* Start RECORDS TO USE *

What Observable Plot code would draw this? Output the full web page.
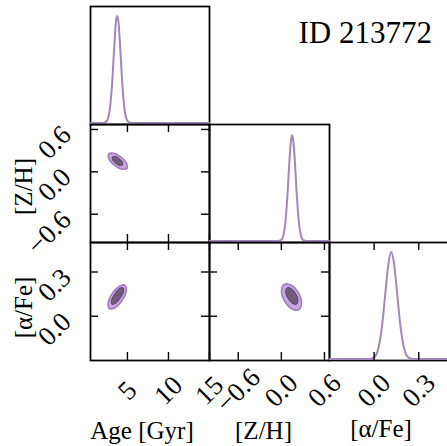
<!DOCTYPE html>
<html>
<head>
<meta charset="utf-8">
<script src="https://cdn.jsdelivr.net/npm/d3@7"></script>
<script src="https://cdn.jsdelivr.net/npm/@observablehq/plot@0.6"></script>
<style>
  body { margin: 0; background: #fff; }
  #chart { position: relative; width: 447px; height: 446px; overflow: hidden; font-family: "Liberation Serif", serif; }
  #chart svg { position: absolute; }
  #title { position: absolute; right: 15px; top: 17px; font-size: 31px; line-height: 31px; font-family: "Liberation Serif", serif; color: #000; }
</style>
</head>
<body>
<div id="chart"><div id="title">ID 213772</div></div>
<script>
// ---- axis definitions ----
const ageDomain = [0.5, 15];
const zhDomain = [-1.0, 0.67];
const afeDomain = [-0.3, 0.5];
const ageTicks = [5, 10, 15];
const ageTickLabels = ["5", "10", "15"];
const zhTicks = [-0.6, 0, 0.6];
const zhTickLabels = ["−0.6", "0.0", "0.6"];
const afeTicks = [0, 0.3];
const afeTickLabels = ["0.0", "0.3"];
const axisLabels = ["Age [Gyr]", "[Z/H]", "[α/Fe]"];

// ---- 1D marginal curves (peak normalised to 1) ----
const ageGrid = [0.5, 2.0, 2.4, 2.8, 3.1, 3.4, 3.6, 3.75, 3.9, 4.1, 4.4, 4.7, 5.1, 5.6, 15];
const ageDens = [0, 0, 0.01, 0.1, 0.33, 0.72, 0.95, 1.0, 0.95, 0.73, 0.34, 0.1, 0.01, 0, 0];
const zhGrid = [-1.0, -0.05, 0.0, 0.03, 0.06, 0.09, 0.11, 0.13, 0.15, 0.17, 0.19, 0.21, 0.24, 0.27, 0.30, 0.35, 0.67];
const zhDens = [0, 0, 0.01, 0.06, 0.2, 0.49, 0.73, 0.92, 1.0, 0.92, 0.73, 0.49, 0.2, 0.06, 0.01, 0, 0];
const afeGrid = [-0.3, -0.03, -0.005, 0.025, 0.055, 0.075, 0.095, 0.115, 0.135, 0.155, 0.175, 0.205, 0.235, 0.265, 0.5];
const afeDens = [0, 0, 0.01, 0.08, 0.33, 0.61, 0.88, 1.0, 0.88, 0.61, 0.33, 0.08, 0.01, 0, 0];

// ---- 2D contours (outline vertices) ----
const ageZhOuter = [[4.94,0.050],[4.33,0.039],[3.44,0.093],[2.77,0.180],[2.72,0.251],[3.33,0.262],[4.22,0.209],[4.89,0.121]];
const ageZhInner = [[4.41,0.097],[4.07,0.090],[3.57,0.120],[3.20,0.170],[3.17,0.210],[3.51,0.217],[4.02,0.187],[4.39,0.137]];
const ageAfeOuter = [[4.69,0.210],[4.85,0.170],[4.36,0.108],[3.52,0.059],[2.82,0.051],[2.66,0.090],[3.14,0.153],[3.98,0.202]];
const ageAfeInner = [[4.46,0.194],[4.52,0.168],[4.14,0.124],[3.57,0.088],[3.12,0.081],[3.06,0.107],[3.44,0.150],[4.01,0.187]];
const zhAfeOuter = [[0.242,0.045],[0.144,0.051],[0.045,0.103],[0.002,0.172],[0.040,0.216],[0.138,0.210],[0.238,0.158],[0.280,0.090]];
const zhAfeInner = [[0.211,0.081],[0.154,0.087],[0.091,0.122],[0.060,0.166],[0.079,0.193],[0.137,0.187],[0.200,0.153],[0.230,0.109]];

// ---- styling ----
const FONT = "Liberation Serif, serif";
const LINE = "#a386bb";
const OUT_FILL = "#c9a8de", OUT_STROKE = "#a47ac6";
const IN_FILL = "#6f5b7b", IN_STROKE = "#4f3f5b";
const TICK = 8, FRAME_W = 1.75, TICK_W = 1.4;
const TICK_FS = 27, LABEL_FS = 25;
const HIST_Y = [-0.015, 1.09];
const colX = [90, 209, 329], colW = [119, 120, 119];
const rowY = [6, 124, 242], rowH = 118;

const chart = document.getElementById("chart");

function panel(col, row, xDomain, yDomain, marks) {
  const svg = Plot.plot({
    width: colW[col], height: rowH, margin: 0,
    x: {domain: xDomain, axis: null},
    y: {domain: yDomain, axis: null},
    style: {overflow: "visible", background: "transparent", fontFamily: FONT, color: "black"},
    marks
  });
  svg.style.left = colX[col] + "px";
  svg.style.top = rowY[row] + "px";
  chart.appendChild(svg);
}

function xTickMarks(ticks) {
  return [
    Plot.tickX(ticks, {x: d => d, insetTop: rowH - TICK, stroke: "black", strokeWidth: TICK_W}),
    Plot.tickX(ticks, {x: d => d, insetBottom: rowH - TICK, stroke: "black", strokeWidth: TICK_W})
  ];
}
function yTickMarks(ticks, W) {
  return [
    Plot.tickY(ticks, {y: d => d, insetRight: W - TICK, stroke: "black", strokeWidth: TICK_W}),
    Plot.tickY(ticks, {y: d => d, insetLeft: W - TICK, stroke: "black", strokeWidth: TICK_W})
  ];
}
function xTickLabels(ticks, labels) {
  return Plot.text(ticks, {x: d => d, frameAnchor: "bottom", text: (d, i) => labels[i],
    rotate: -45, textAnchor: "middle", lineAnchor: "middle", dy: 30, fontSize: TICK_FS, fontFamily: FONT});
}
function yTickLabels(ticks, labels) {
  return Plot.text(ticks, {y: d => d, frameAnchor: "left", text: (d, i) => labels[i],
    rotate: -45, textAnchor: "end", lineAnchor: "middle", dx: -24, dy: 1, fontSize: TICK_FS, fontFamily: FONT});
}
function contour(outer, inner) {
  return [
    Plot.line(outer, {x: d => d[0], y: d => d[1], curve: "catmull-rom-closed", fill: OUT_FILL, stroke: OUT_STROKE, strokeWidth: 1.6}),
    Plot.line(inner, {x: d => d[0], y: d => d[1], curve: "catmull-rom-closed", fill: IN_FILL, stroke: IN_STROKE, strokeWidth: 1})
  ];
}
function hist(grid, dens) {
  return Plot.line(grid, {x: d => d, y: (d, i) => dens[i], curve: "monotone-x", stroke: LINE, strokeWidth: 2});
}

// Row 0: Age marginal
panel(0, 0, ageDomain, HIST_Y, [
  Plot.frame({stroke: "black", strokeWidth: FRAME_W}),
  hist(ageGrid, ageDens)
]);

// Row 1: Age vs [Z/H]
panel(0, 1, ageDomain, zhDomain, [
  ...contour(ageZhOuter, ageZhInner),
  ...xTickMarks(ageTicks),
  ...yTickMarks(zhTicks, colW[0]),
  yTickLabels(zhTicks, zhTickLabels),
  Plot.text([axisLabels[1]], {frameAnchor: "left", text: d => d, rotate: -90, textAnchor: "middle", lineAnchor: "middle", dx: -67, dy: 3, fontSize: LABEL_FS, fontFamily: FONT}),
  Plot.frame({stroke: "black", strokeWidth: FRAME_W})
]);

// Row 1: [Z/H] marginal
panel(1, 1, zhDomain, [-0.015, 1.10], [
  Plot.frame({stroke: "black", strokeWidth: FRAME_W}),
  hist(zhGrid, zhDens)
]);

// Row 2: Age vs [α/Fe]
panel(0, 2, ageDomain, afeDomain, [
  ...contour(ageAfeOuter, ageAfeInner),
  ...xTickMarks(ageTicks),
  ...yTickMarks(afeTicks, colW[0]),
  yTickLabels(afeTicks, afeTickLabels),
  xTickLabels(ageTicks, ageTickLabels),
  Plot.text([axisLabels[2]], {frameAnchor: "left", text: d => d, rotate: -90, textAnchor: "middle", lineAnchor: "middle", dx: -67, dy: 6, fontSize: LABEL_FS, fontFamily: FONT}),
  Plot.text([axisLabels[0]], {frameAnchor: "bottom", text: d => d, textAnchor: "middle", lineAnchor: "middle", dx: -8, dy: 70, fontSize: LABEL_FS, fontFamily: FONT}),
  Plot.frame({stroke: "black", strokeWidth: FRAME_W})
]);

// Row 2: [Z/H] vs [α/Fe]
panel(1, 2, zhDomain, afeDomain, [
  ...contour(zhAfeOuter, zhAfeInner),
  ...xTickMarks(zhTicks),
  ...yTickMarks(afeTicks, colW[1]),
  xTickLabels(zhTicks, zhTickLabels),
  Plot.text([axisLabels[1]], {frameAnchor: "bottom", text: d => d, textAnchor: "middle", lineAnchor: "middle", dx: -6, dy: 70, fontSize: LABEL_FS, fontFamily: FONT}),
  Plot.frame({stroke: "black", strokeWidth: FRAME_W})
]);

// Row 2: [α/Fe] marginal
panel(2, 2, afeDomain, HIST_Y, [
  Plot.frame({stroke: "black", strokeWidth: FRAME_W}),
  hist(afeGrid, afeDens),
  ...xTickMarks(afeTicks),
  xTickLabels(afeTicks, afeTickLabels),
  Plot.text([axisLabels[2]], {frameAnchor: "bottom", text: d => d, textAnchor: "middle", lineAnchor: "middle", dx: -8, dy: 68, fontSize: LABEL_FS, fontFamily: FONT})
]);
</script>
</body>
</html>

* End RECORDS TO USE *
* Start RECORDS TO USE *

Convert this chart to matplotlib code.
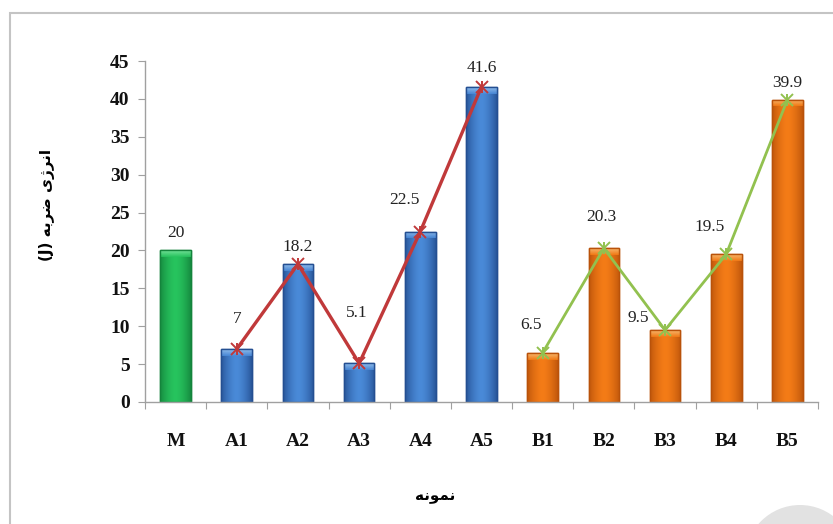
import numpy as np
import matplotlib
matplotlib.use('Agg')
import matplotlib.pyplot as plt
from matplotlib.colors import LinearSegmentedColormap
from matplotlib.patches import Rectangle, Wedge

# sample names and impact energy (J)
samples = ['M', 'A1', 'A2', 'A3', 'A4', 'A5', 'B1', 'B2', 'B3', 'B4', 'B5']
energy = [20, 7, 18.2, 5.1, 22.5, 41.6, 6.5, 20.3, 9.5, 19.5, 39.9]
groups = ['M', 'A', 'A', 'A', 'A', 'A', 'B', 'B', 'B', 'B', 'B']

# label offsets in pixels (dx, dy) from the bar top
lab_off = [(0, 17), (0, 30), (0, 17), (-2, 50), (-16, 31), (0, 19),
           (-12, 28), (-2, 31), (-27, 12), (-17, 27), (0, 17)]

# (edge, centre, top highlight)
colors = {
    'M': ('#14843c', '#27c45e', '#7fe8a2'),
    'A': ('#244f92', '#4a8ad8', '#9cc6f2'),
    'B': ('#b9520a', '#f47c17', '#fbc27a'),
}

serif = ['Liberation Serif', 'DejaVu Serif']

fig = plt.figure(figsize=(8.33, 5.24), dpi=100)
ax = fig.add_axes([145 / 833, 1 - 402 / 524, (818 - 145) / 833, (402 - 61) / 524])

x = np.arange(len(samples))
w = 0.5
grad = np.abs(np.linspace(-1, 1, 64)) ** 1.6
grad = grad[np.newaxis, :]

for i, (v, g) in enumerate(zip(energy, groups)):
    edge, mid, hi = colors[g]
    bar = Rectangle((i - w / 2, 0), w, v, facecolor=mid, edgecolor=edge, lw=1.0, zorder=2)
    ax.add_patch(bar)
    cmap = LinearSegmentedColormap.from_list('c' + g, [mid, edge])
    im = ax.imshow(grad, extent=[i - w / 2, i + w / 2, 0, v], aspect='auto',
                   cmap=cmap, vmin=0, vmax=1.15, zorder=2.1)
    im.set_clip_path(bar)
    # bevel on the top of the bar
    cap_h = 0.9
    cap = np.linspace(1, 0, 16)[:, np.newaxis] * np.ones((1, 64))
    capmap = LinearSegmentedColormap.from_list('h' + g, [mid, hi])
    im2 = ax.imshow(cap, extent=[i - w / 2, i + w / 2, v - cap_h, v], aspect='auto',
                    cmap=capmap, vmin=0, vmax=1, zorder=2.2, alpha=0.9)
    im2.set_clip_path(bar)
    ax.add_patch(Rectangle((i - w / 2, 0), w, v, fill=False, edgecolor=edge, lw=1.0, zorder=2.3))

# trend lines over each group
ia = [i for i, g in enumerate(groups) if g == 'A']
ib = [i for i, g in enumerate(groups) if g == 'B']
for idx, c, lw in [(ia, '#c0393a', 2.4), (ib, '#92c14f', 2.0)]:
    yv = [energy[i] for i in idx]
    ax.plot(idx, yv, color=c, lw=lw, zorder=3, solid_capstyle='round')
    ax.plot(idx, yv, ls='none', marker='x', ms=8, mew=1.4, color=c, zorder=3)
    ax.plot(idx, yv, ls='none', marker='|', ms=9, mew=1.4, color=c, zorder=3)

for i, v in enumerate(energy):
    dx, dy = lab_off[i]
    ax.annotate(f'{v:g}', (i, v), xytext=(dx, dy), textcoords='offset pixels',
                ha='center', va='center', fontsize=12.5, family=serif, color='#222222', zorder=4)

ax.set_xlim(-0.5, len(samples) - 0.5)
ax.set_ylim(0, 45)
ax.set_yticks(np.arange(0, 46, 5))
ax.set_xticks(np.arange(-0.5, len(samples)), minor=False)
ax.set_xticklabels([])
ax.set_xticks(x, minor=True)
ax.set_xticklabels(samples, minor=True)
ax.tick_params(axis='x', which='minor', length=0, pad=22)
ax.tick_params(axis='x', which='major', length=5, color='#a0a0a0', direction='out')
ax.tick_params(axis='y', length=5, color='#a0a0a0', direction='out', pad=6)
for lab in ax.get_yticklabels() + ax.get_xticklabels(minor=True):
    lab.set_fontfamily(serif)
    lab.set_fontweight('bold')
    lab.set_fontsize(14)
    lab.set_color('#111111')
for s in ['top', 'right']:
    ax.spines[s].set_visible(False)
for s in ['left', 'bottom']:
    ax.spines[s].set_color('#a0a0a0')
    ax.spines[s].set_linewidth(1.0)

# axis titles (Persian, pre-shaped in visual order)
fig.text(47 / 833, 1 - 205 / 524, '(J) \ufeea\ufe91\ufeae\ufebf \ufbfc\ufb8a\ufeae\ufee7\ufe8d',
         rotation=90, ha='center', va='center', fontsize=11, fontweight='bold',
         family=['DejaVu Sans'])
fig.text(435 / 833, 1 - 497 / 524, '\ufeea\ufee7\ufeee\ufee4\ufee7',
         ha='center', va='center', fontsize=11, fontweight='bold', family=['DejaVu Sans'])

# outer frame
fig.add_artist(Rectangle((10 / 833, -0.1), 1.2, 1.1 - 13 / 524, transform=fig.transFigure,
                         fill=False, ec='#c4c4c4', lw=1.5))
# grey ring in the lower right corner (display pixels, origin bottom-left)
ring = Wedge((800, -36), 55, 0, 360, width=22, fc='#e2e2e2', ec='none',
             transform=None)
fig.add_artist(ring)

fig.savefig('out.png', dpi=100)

* End RECORDS TO USE *
* Start RECORDS TO USE *

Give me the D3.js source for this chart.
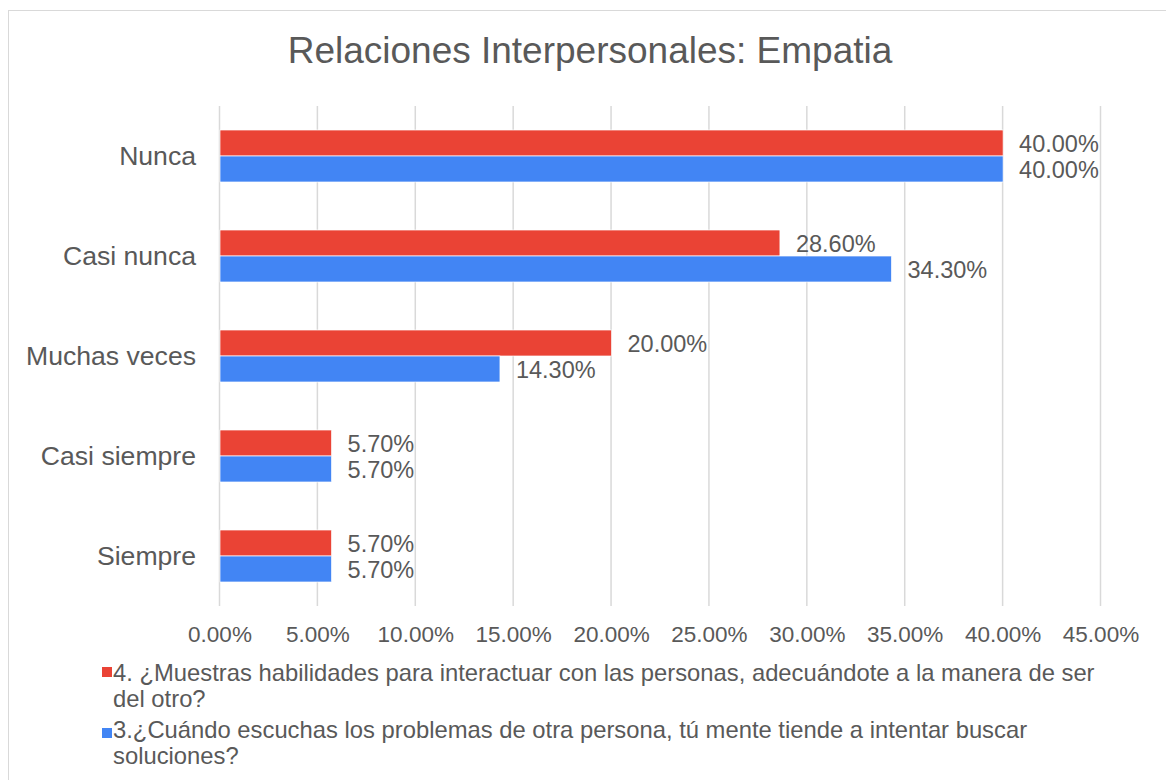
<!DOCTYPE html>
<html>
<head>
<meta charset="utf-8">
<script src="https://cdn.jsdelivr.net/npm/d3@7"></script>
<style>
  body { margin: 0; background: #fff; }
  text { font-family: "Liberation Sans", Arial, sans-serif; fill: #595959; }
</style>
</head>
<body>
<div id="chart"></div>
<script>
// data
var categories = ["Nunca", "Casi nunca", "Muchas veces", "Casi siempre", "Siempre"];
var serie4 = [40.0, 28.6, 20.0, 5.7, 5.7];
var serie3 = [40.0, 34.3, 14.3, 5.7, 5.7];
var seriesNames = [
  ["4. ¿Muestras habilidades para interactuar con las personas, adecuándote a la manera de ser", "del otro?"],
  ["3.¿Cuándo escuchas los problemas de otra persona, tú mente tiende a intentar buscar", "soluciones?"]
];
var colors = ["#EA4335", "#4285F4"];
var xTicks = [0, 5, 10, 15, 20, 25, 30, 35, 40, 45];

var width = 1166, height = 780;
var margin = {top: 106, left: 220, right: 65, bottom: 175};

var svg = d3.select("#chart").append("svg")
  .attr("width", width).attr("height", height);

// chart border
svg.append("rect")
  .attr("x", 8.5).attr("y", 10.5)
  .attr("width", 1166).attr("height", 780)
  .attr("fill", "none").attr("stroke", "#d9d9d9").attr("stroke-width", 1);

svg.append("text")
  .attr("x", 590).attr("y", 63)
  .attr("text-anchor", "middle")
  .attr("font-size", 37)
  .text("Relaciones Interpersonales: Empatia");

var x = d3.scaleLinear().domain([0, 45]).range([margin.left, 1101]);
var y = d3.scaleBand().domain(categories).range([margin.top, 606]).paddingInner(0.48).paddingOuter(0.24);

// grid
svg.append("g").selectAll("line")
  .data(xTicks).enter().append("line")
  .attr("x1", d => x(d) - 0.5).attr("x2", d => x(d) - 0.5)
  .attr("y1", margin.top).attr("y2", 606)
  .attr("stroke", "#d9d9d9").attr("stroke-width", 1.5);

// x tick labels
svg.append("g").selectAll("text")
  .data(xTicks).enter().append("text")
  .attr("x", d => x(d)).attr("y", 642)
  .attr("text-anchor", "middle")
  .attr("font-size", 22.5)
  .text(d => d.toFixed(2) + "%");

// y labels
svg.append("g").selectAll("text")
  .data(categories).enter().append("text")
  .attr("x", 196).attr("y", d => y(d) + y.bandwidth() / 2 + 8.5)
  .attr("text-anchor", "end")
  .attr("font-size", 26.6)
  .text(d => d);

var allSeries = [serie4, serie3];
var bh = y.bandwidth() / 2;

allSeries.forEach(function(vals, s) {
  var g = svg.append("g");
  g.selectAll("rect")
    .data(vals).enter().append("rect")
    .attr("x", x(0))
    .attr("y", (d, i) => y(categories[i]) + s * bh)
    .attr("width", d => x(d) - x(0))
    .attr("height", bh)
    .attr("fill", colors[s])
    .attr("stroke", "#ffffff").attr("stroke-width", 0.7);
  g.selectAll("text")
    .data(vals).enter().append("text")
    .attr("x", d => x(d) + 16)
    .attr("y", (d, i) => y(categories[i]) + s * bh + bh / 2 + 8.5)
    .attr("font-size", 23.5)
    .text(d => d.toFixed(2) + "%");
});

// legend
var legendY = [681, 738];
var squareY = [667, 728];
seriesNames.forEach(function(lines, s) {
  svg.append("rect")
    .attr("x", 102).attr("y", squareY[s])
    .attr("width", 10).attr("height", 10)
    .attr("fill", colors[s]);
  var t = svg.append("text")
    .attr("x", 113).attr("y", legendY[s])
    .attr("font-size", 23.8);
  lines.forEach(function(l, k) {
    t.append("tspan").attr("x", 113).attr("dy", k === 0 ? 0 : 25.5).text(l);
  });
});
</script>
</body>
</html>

* End RECORDS TO USE *

WHAT TO PRODUCE ▸ Work out how many lines in the entries hold the string "this". Your answer should consist solely of that number.

THE ANSWER ▸ 3